## Prompt
Write out the records that appear below, verbatim and complete, but without pictures.

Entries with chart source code

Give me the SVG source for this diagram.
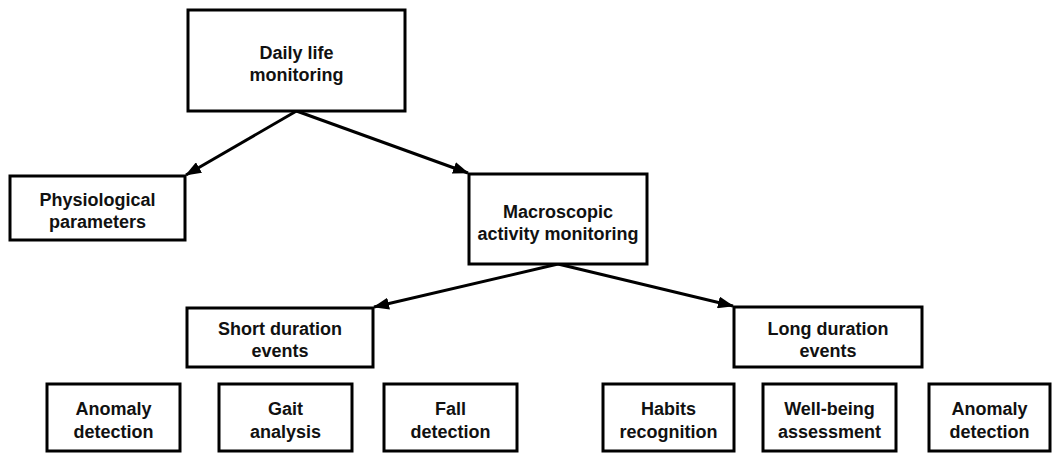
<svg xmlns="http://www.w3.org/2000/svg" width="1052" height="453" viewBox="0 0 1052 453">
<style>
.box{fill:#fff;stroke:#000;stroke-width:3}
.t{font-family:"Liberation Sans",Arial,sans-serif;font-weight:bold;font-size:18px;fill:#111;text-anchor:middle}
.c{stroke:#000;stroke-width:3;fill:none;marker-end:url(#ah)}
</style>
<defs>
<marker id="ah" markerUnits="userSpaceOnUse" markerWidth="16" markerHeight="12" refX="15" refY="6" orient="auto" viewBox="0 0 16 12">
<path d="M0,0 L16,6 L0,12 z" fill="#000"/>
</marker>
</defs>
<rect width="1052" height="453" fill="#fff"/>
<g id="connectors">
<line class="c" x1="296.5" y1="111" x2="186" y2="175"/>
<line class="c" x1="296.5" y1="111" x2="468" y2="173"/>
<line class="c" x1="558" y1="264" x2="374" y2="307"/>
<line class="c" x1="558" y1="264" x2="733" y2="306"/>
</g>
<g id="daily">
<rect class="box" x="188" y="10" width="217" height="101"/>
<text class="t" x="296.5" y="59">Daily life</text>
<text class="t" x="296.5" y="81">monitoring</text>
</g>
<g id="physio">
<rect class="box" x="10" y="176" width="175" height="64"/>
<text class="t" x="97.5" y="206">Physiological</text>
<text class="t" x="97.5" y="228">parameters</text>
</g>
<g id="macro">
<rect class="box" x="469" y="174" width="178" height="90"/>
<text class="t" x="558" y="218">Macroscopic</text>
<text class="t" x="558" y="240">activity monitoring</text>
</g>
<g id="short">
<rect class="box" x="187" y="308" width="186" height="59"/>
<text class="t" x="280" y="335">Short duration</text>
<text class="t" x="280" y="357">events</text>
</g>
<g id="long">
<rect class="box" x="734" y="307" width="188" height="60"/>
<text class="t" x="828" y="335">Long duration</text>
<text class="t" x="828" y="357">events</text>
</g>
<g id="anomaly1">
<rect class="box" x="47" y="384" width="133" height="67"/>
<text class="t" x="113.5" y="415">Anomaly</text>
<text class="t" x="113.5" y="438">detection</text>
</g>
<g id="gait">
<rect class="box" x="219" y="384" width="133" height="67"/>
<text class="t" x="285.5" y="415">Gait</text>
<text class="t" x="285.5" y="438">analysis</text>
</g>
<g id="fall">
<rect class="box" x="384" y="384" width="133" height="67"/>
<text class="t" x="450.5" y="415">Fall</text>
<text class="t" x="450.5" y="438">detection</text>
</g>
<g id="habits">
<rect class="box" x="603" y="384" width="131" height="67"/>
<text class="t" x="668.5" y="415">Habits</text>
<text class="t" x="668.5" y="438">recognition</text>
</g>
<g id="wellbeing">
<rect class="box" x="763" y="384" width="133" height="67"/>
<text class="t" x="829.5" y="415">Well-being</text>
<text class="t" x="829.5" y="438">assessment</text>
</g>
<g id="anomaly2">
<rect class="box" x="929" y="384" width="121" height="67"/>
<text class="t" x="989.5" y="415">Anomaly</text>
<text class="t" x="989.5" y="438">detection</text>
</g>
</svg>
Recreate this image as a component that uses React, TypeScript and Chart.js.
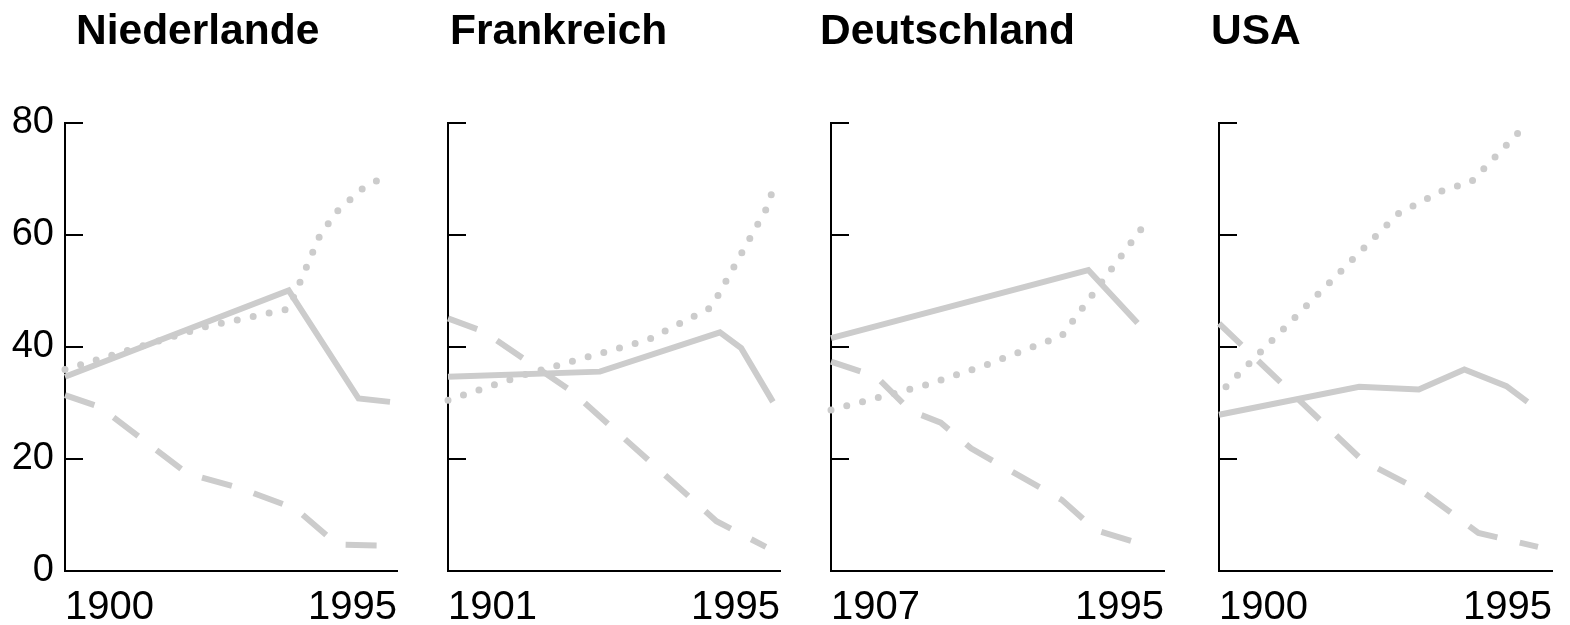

## Solution to this task
Give me the SVG source for this diagram.
<svg xmlns="http://www.w3.org/2000/svg" width="1052" height="453" viewBox="0 0 1052 453">
<style>
.box{fill:#fff;stroke:#000;stroke-width:3}
.t{font-family:"Liberation Sans",Arial,sans-serif;font-weight:bold;font-size:18px;fill:#111;text-anchor:middle}
.c{stroke:#000;stroke-width:3;fill:none;marker-end:url(#ah)}
</style>
<defs>
<marker id="ah" markerUnits="userSpaceOnUse" markerWidth="16" markerHeight="12" refX="15" refY="6" orient="auto" viewBox="0 0 16 12">
<path d="M0,0 L16,6 L0,12 z" fill="#000"/>
</marker>
</defs>
<rect width="1052" height="453" fill="#fff"/>
<g id="connectors">
<line class="c" x1="296.5" y1="111" x2="186" y2="175"/>
<line class="c" x1="296.5" y1="111" x2="468" y2="173"/>
<line class="c" x1="558" y1="264" x2="374" y2="307"/>
<line class="c" x1="558" y1="264" x2="733" y2="306"/>
</g>
<g id="daily">
<rect class="box" x="188" y="10" width="217" height="101"/>
<text class="t" x="296.5" y="59">Daily life</text>
<text class="t" x="296.5" y="81">monitoring</text>
</g>
<g id="physio">
<rect class="box" x="10" y="176" width="175" height="64"/>
<text class="t" x="97.5" y="206">Physiological</text>
<text class="t" x="97.5" y="228">parameters</text>
</g>
<g id="macro">
<rect class="box" x="469" y="174" width="178" height="90"/>
<text class="t" x="558" y="218">Macroscopic</text>
<text class="t" x="558" y="240">activity monitoring</text>
</g>
<g id="short">
<rect class="box" x="187" y="308" width="186" height="59"/>
<text class="t" x="280" y="335">Short duration</text>
<text class="t" x="280" y="357">events</text>
</g>
<g id="long">
<rect class="box" x="734" y="307" width="188" height="60"/>
<text class="t" x="828" y="335">Long duration</text>
<text class="t" x="828" y="357">events</text>
</g>
<g id="anomaly1">
<rect class="box" x="47" y="384" width="133" height="67"/>
<text class="t" x="113.5" y="415">Anomaly</text>
<text class="t" x="113.5" y="438">detection</text>
</g>
<g id="gait">
<rect class="box" x="219" y="384" width="133" height="67"/>
<text class="t" x="285.5" y="415">Gait</text>
<text class="t" x="285.5" y="438">analysis</text>
</g>
<g id="fall">
<rect class="box" x="384" y="384" width="133" height="67"/>
<text class="t" x="450.5" y="415">Fall</text>
<text class="t" x="450.5" y="438">detection</text>
</g>
<g id="habits">
<rect class="box" x="603" y="384" width="131" height="67"/>
<text class="t" x="668.5" y="415">Habits</text>
<text class="t" x="668.5" y="438">recognition</text>
</g>
<g id="wellbeing">
<rect class="box" x="763" y="384" width="133" height="67"/>
<text class="t" x="829.5" y="415">Well-being</text>
<text class="t" x="829.5" y="438">assessment</text>
</g>
<g id="anomaly2">
<rect class="box" x="929" y="384" width="121" height="67"/>
<text class="t" x="989.5" y="415">Anomaly</text>
<text class="t" x="989.5" y="438">detection</text>
</g>
</svg>
Recreate this image as a component that uses React, TypeScript and Chart.js.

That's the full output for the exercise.